** Begin **

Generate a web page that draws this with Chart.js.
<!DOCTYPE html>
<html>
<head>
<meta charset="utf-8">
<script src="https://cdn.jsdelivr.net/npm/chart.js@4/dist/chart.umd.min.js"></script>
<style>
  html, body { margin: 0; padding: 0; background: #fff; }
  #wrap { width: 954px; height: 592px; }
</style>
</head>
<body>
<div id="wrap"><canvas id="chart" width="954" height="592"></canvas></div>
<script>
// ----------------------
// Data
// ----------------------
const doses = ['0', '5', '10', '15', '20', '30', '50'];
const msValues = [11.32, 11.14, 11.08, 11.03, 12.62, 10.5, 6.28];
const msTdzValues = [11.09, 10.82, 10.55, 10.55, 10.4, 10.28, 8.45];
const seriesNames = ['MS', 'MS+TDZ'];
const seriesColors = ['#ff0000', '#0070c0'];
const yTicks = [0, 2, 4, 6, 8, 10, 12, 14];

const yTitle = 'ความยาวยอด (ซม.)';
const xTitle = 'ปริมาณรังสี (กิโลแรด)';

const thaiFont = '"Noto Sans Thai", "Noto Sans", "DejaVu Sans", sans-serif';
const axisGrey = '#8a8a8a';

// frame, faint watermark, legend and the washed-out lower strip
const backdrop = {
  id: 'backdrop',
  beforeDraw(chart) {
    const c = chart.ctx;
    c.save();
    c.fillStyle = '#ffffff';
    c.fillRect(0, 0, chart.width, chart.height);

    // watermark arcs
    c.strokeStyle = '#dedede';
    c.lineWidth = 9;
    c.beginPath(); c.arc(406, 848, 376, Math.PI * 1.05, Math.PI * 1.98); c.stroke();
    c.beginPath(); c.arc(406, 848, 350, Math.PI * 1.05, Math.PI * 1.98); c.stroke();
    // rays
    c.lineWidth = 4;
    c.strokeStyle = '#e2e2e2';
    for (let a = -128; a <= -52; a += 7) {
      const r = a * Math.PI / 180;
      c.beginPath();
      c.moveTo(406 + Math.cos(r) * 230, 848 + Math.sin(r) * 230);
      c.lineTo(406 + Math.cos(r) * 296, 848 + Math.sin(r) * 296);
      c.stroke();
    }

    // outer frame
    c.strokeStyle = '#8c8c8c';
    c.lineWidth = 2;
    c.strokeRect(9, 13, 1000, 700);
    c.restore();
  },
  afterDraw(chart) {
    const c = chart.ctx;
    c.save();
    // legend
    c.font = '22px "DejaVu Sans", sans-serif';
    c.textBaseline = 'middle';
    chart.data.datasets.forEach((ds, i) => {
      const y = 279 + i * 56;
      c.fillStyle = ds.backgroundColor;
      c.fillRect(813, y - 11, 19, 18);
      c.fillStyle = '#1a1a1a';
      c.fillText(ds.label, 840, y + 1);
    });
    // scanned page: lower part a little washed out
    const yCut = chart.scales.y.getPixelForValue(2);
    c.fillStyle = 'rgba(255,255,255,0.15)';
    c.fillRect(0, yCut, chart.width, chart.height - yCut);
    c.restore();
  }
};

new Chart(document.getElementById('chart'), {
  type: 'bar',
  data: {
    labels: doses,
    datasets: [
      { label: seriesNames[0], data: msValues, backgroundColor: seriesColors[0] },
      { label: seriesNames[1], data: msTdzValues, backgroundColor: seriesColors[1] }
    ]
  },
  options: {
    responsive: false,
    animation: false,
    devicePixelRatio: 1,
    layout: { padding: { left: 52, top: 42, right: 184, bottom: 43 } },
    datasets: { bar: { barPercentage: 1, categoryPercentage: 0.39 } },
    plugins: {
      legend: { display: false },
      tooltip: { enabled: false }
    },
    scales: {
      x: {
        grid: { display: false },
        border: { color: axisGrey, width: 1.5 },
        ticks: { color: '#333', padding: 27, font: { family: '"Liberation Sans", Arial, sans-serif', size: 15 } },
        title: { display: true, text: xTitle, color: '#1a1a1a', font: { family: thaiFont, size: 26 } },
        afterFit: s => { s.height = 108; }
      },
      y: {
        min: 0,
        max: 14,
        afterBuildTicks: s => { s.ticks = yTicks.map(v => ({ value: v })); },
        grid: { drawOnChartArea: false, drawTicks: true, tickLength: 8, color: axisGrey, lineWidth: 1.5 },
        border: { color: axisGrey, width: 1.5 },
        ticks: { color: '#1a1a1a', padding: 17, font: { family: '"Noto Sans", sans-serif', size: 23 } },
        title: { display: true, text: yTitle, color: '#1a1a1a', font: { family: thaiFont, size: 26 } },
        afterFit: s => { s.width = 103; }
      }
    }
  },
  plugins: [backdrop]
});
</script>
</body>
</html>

** End **

What you should do - Each line that has the word "page" should be copied.

Complete answer -
Generate a web page that draws this with Chart.js.
    // scanned page: lower part a little washed out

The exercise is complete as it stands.